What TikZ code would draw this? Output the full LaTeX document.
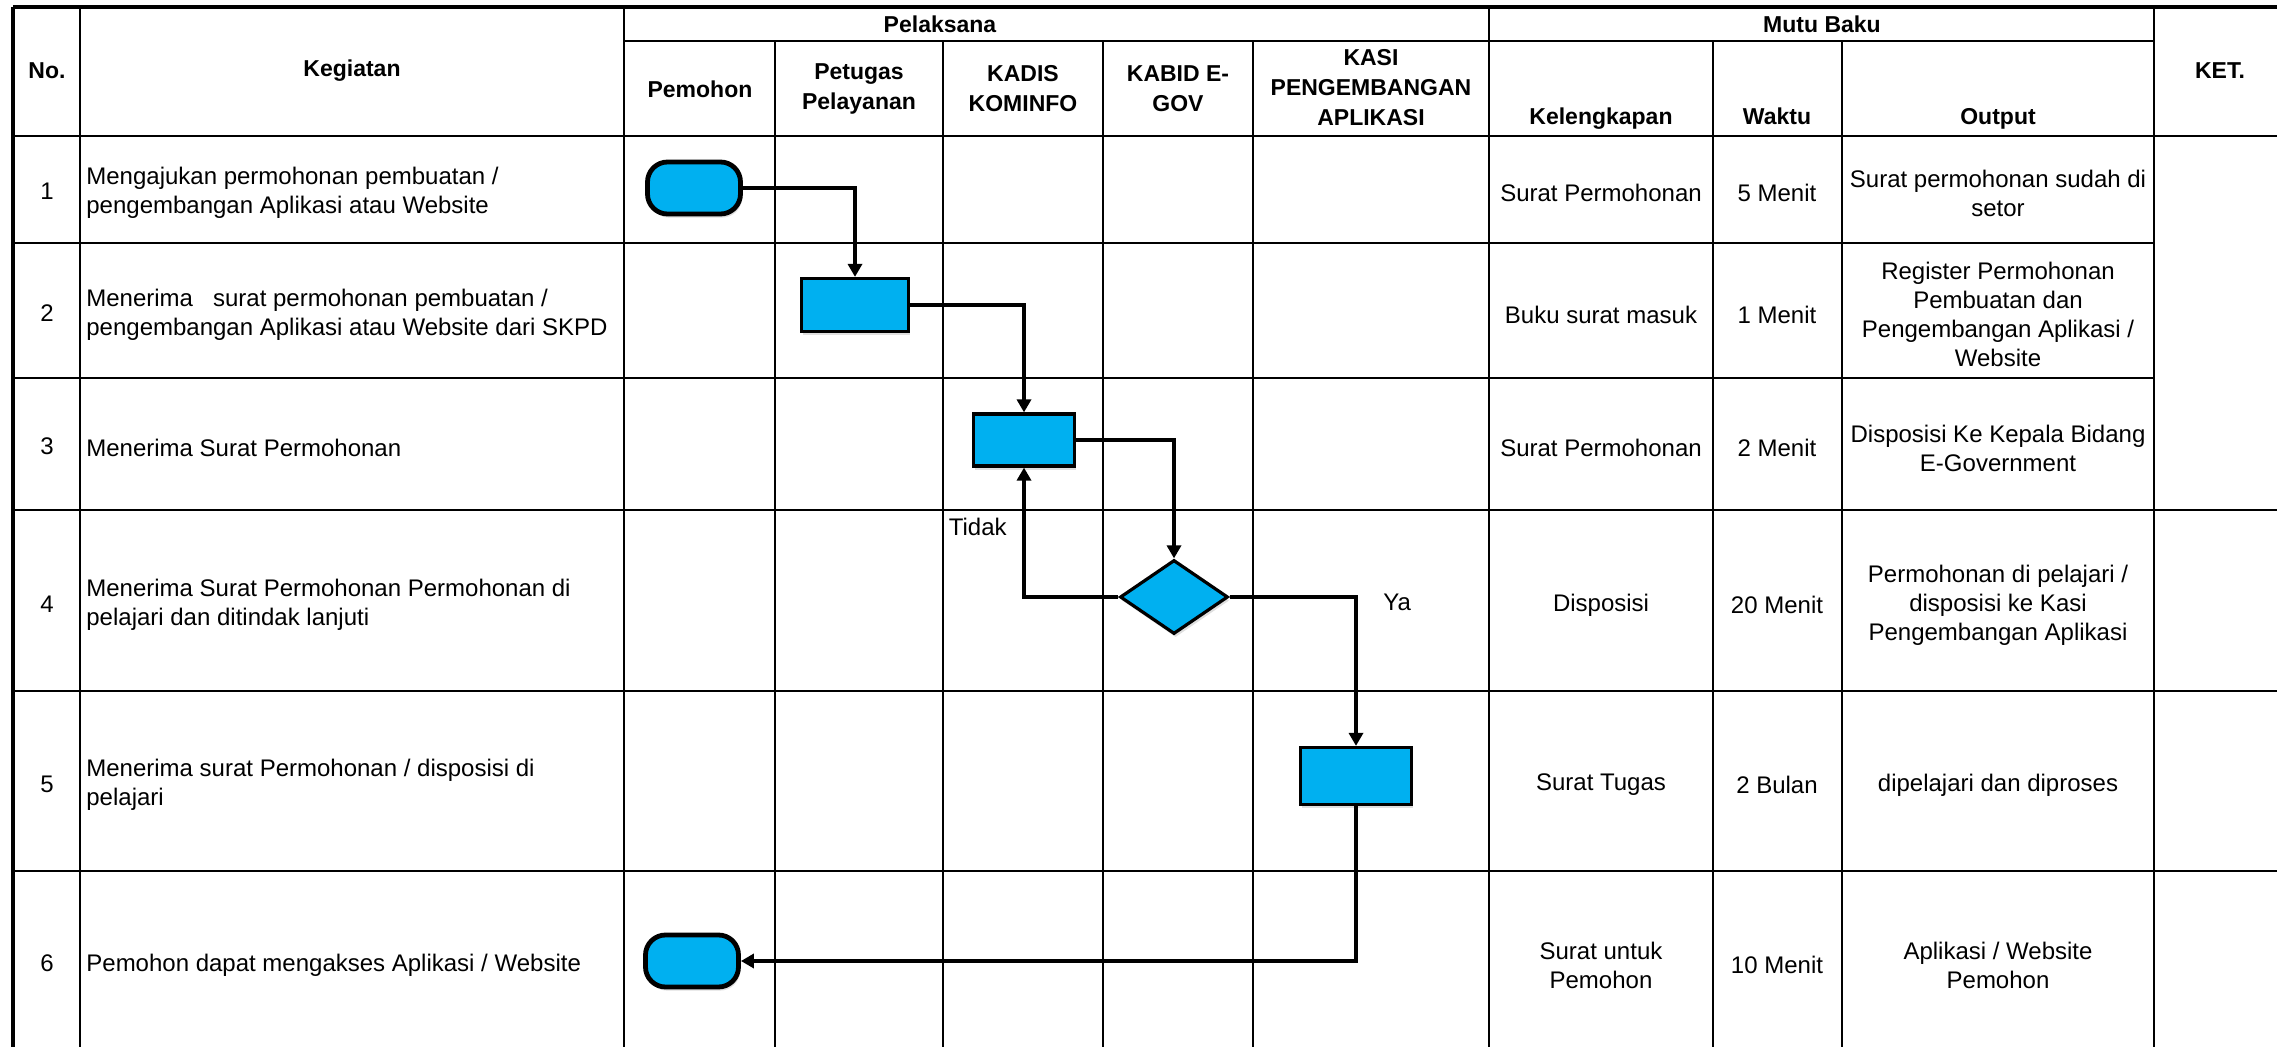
\documentclass[tikz,border=0pt]{standalone}
\usepackage{fontspec}
\setmainfont{Liberation Sans}
\usepackage{tikz}
\usetikzlibrary{positioning,arrows.meta,shapes.geometric,shadows}
\definecolor{flowblue}{RGB}{0,176,240}

\begin{document}
\begin{tikzpicture}[x=0.5pt, y=-0.5pt, >={Triangle[length=6.5pt,width=7pt]},
  grid/.style={line width=1.4pt},
  rim/.style={line width=2.4pt},
  hdr/.style={font=\fontsize{11.5}{15}\selectfont\bfseries, align=center, inner sep=0pt},
  cell/.style={font=\fontsize{12}{14.5}\selectfont, align=center, inner sep=0pt},
  kegtxt/.style={font=\fontsize{12}{14.5}\selectfont, align=left, anchor=west, inner sep=0pt},
  shade/.style={drop shadow={shadow xshift=0.8pt, shadow yshift=-1.8pt, opacity=0.25}},
  proses/.style={draw, line width=1.6pt, fill=flowblue, inner sep=0pt, shade},
  terminal/.style={draw, line width=2.4pt, fill=flowblue, rounded corners=10pt,
    minimum width=46.5pt, minimum height=26pt, inner sep=0pt, shade},
  keputusan/.style={draw, diamond, line width=1.6pt, fill=flowblue, inner sep=0pt,
    minimum width=54pt, minimum height=37pt, shade},
  alur/.style={->, line width=1.7pt}]

\useasboundingbox (0,0) rectangle (2277,1047);

% ---------------- table grid ----------------
\draw[rim] (13,7) -- (2277,7);
\draw[rim] (13,7) -- (13,1047);
\draw[grid] (624,41) -- (2154,41);
\draw[grid] (13,136) -- (2277,136);
\draw[grid] (13,243) -- (2154,243);
\draw[grid] (13,378) -- (2154,378);
\draw[grid] (13,510) -- (2277,510);
\draw[grid] (13,691) -- (2277,691);
\draw[grid] (13,871) -- (2277,871);

\draw[grid] (80,7) -- (80,1047);
\draw[grid] (624,7) -- (624,1047);
\draw[grid] (775,41) -- (775,1047);
\draw[grid] (943,41) -- (943,1047);
\draw[grid] (1103,41) -- (1103,1047);
\draw[grid] (1253,41) -- (1253,1047);
\draw[grid] (1489,7) -- (1489,1047);
\draw[grid] (1713,41) -- (1713,1047);
\draw[grid] (1842,41) -- (1842,1047);
\draw[grid] (2154,7) -- (2154,1047);

% ---------------- header ----------------
\node[hdr] (hNo) at (47,71) {No.};
\node[hdr] (hKeg) at (352,71) {Kegiatan};
\node[hdr] (hPel) at (940,24) {Pelaksana};
\node[hdr] (hMutu) at (1822,24) {Mutu Baku};
\node[hdr] (hKet) at (2220,71) {KET.};
\node[hdr] (hPemohon) at (700,89) {Pemohon};
\node[hdr] (hPetugas) at (859,89) {Petugas\\Pelayanan};
\node[hdr] (hKadis) at (1023,89) {KADIS\\KOMINFO};
\node[hdr] (hKabid) at (1178,89) {KABID E-\\GOV};
\node[hdr] (hKasi) at (1371,88) {KASI\\PENGEMBANGAN\\APLIKASI};
\node[hdr, anchor=base] (hKel) at (1601,125) {Kelengkapan};
\node[hdr, anchor=base] (hWaktu) at (1777,125) {Waktu};
\node[hdr, anchor=base] (hOut) at (1998,125) {Output};

% ---------------- rows ----------------
\node[cell] (no1) at (47,191) {1};
\node[cell] (no2) at (47,313) {2};
\node[cell] (no3) at (47,446) {3};
\node[cell] (no4) at (47,604) {4};
\node[cell] (no5) at (47,784) {5};
\node[cell] (no6) at (47,963) {6};

\node[kegtxt] (keg1) at (86,193) {Mengajukan permohonan pembuatan /\\pengembangan Aplikasi atau Website};
\node[kegtxt] (keg2) at (86,315) {Menerima\ \ \ surat permohonan pembuatan /\\pengembangan Aplikasi atau Website dari SKPD};
\node[kegtxt] (keg3) at (86,448) {Menerima Surat Permohonan};
\node[kegtxt] (keg4) at (86,605) {Menerima Surat Permohonan Permohonan di\\pelajari dan ditindak lanjuti};
\node[kegtxt] (keg5) at (86,785) {Menerima surat Permohonan / disposisi di\\pelajari};
\node[kegtxt] (keg6) at (86,965) {Pemohon dapat mengakses Aplikasi / Website};

\node[cell] (kel1) at (1601,193) {Surat Permohonan};
\node[cell] (kel2) at (1601,315) {Buku surat masuk};
\node[cell] (kel3) at (1601,448) {Surat Permohonan};
\node[cell] (kel4) at (1601,605) {Disposisi};
\node[cell] (kel5) at (1601,785) {Surat Tugas};
\node[cell] (kel6) at (1601,965) {Surat untuk\\Pemohon};

\node[cell] (wkt1) at (1777,193) {5 Menit};
\node[cell] (wkt2) at (1777,315) {1 Menit};
\node[cell] (wkt3) at (1777,448) {2 Menit};
\node[cell] (wkt4) at (1777,605) {20 Menit};
\node[cell] (wkt5) at (1777,785) {2 Bulan};
\node[cell] (wkt6) at (1777,965) {10 Menit};

\node[cell] (out1) at (1998,193) {Surat permohonan sudah di\\setor};
\node[cell] (out2) at (1998,314) {Register Permohonan\\Pembuatan dan\\Pengembangan Aplikasi /\\Website};
\node[cell] (out3) at (1998,448) {Disposisi Ke Kepala Bidang\\E-Government};
\node[cell] (out4) at (1998,605) {Permohonan di pelajari /\\disposisi ke Kasi\\Pengembangan Aplikasi};
\node[cell] (out5) at (1998,785) {dipelajari dan diproses};
\node[cell] (out6) at (1998,965) {Aplikasi / Website\\Pemohon};

% ---------------- flow ----------------
\node[terminal] (mulai) at (694,188) {};
\node[proses, minimum width=53.5pt, minimum height=26.5pt] (terima) at (855,305) {};
\node[proses, minimum width=50.5pt, minimum height=26pt] (kadis) at (1024,440) {};
\node[keputusan] (kabid) at (1174,597) {};
\node[proses, minimum width=55.5pt, minimum height=28.5pt] (kasi) at (1356,776) {};
\node[terminal] (selesai) at (692,961) {};

\draw[alur] (mulai.east) -| (terima.north);
\draw[alur] (terima.east) -| (kadis.north);
\draw[alur] (kadis.east) -| (kabid.north);
\draw[alur] (kabid.west) -| (kadis.south);
\draw[alur] (kabid.east) -| (kasi.north);
\draw[alur, line width=2.2pt] (kasi.south) |- (selesai.east);

\node[cell, anchor=east] (tidak) at (1007,527) {Tidak};
\node[cell, anchor=west] (ya) at (1383,602) {Ya};

\end{tikzpicture}
\end{document}
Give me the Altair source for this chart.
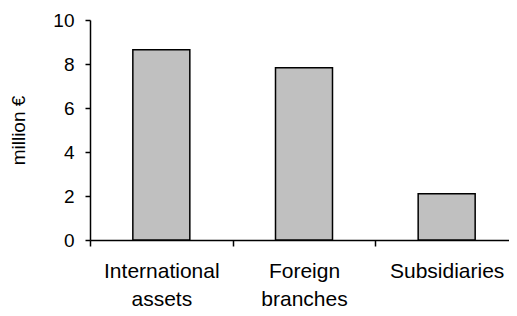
import altair as alt
import pandas as pd

categories = ["International assets", "Foreign branches", "Subsidiaries"]
values = [8.65, 7.83, 2.1]
y_ticks = [0, 2, 4, 6, 8, 10]

df = pd.DataFrame({"category": categories, "value": values})

FONT = "Liberation Sans"

chart = alt.Chart(df).mark_bar(
    size=57, fill="#c0c0c0", stroke="black", strokeWidth=1.5
).encode(
    x=alt.X(
        "category:N", sort=categories, title=None,
        scale=alt.Scale(paddingInner=0, paddingOuter=0, range=[0, 428]),
        axis=alt.Axis(
            labelAngle=0, tickBand="extent",
            labelExpr="split(datum.label, ' ')",
            labelLineHeight=28, tickSize=6, labelPadding=14,
            labelFontSize=21, labelFont=FONT, labelColor="black",
            domainColor="black", domainWidth=1.5,
            tickColor="black", tickWidth=1.5, labelOverlap=False,
        ),
    ),
    y=alt.Y(
        "value:Q", scale=alt.Scale(domain=[0, 10]),
        axis=alt.Axis(
            values=y_ticks, title="million €", grid=False,
            tickSize=5, labelPadding=11, labelFontSize=19, labelFont=FONT,
            labelColor="black", domainColor="black", domainWidth=1.5,
            tickColor="black", tickWidth=1.5,
            titleFont=FONT, titleFontSize=19, titleFontWeight="normal",
            titleColor="black", titlePadding=24,
        ),
    ),
).properties(
    width=419, height=220,
    autosize=alt.AutoSizeParams(type="none"),
    padding={"left": 82, "top": 12, "right": 0, "bottom": 68},
).configure_view(stroke=None)

chart.save("out.html", embed_options={"renderer": "svg", "actions": False})
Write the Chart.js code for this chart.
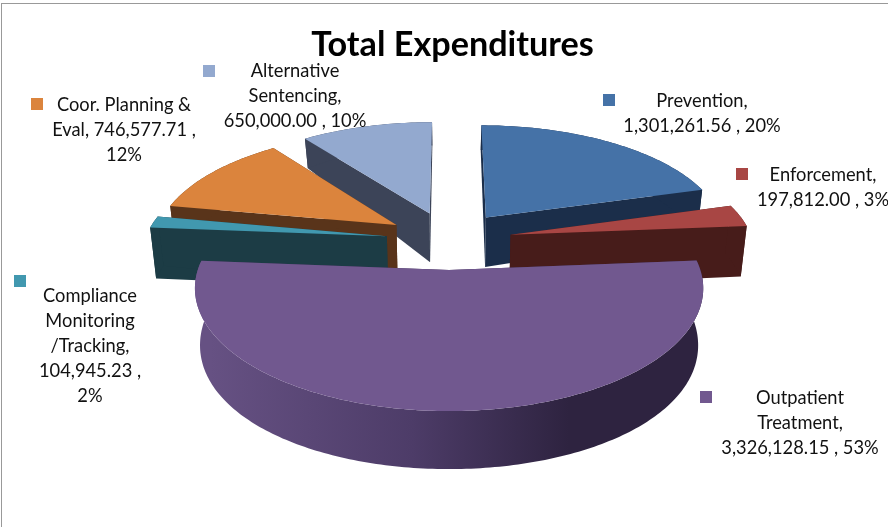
■ ■ ■
§ EXERCISE REQUIREMENTS: Transcribe exactly, with no pictures, the lines running from the first line of the material through the line holding "(2154,7) -- (2154,1047);".

§ TASK SOLUTION:
What TikZ code would draw this? Output the full LaTeX document.
\documentclass[tikz,border=0pt]{standalone}
\usepackage{fontspec}
\setmainfont{Liberation Sans}
\usepackage{tikz}
\usetikzlibrary{positioning,arrows.meta,shapes.geometric,shadows}
\definecolor{flowblue}{RGB}{0,176,240}

\begin{document}
\begin{tikzpicture}[x=0.5pt, y=-0.5pt, >={Triangle[length=6.5pt,width=7pt]},
  grid/.style={line width=1.4pt},
  rim/.style={line width=2.4pt},
  hdr/.style={font=\fontsize{11.5}{15}\selectfont\bfseries, align=center, inner sep=0pt},
  cell/.style={font=\fontsize{12}{14.5}\selectfont, align=center, inner sep=0pt},
  kegtxt/.style={font=\fontsize{12}{14.5}\selectfont, align=left, anchor=west, inner sep=0pt},
  shade/.style={drop shadow={shadow xshift=0.8pt, shadow yshift=-1.8pt, opacity=0.25}},
  proses/.style={draw, line width=1.6pt, fill=flowblue, inner sep=0pt, shade},
  terminal/.style={draw, line width=2.4pt, fill=flowblue, rounded corners=10pt,
    minimum width=46.5pt, minimum height=26pt, inner sep=0pt, shade},
  keputusan/.style={draw, diamond, line width=1.6pt, fill=flowblue, inner sep=0pt,
    minimum width=54pt, minimum height=37pt, shade},
  alur/.style={->, line width=1.7pt}]

\useasboundingbox (0,0) rectangle (2277,1047);

% ---------------- table grid ----------------
\draw[rim] (13,7) -- (2277,7);
\draw[rim] (13,7) -- (13,1047);
\draw[grid] (624,41) -- (2154,41);
\draw[grid] (13,136) -- (2277,136);
\draw[grid] (13,243) -- (2154,243);
\draw[grid] (13,378) -- (2154,378);
\draw[grid] (13,510) -- (2277,510);
\draw[grid] (13,691) -- (2277,691);
\draw[grid] (13,871) -- (2277,871);

\draw[grid] (80,7) -- (80,1047);
\draw[grid] (624,7) -- (624,1047);
\draw[grid] (775,41) -- (775,1047);
\draw[grid] (943,41) -- (943,1047);
\draw[grid] (1103,41) -- (1103,1047);
\draw[grid] (1253,41) -- (1253,1047);
\draw[grid] (1489,7) -- (1489,1047);
\draw[grid] (1713,41) -- (1713,1047);
\draw[grid] (1842,41) -- (1842,1047);
\draw[grid] (2154,7) -- (2154,1047);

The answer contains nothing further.